Another use of false allegations is to discredit a competitor. High achievers, whose rising status is a threat to colleagues, are sometimes subject to allegations of misconduct. So are those who challenge groups with vested interests. For example, David Lewis, a microbiologist whose research showed the health hazards of treated sewage used as a fertilizer, was accused of scientific fraud as a method of discrediting him (Lewis, 2014).
The implication here is that assessments of academic and professional misconduct need to take into account the wider context. Looking only at the claims made can sometimes be unfair because motivations and power differentials are left out of the picture. A minor mistake by a junior scholar might be subject to scrutiny and penalties whereas major abuses by senior scholars are never investigated. It is necessary to examine who is making claims, what they have to gain (if anything), and the wider context of practices, including systemic misrepresentation and exploitation. Official channels, such as grievance procedures and making complaints to editors and professional associations, often serve to protect powerful perpetrators because officials either refuse to act or look at evidence in a narrow way that obscures the role of power.

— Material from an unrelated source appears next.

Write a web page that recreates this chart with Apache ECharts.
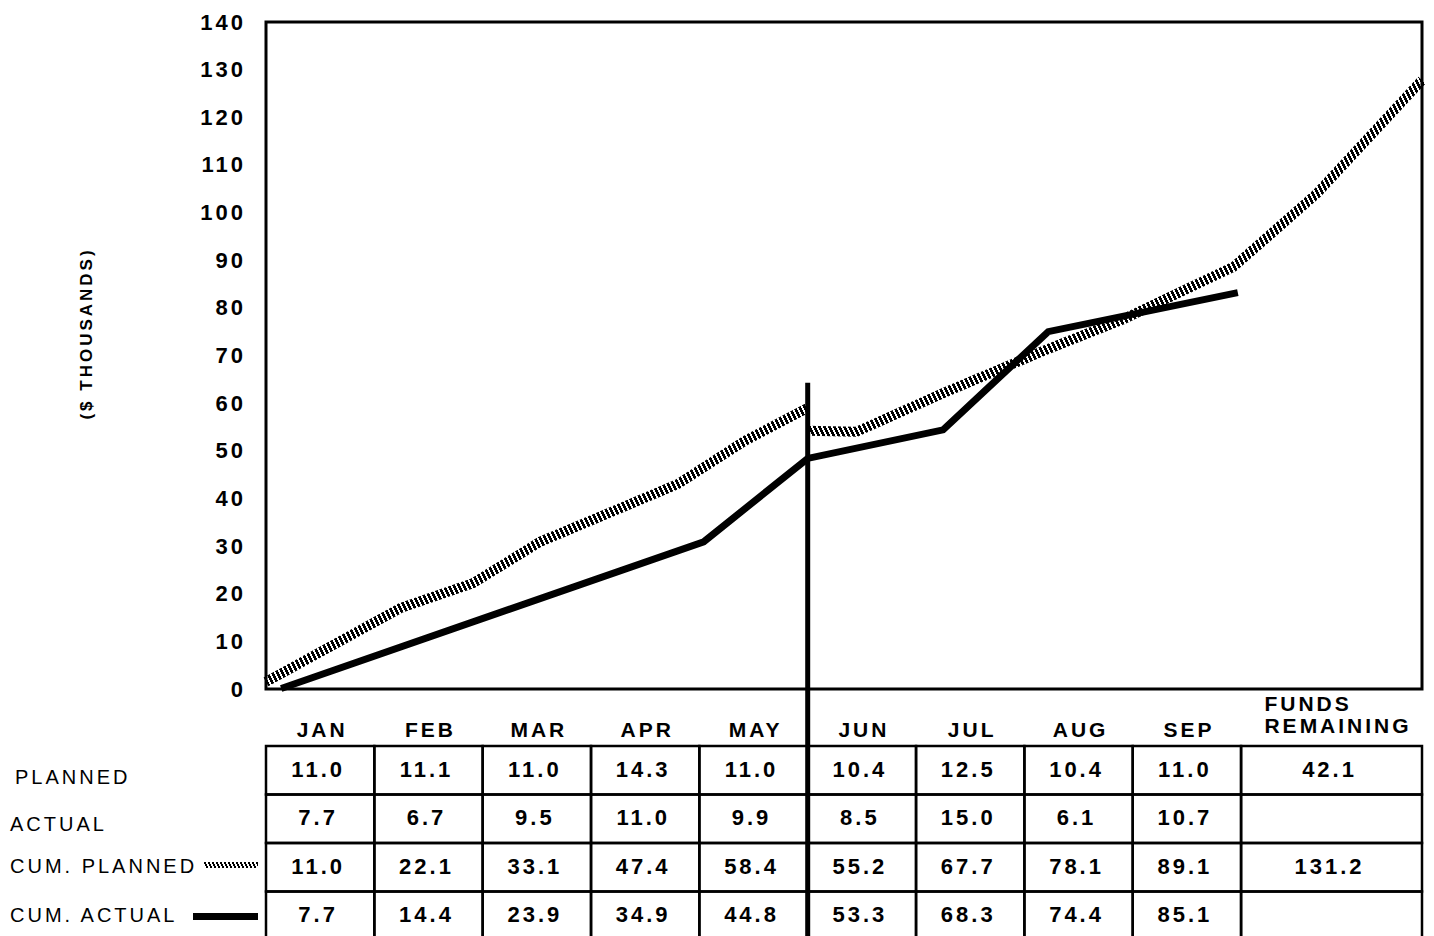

Most discussions of plagiarism focus on students, especially those still learning scholarly acknowledgement practices. In comparison, plagiarism by established academics and other professionals receives little attention. Furthermore, institutionalized ways of claiming credit for the work of subordinates, which fit usual definitions of plagiarism, are hardly ever called plagiarism. There is a disjunction between the strictures placed on students and an array of exploitative practices in academia and beyond that can best be explained by differences in power. It is possible to stigmatize student plagiarism because students have little power to resist, whereas established academics have more tools to avoid or resist challenges to their abuses and prerogatives.
A similar pattern occurs in the area of misrepresentation. Certain practices, especially manufacturing or altering data, are castigated as scientific fraud, whereas other types of misrepresentation, such as exaggeration on curricula vitae, grant applications, and media releases, are treated as normal.
Enforcing integrity norms can be unfair if undertaken in a selective manner. There is a danger in focusing on individual violations without understanding the wider context: an individual might well have transgressed norms, but penalties for this can be unfair if the norms themselves leave out systemic forms of misrepresentation and exploitation.
One possible implication of the existence of institutionalized plagiarism, misrepresentation, and exploitation is that education in scholarly integrity needs to include analysis of practices, power, and tactics. Students needs to know how to give appropriate citations but also how to recognize when supervisors are taking unfair credit for the work of subordinates, and why it is hard to challenge this sort of intellectual exploitation. Students also need to understand some of the tactics used by powerful exploiters and the risks in trying to challenge them.
There is no easy road to transforming exploitative practices and systems. Greater understanding of how these systems work is a good basis for making strategic interventions towards fairer systems.
I thank Tracey Bretag and two anonymous reviewers for helpful comments on a draft of this chapter. Many individuals have aided my understanding of the issues over the years, especially those who have told me their personal stories involving plagiarism and exploitation.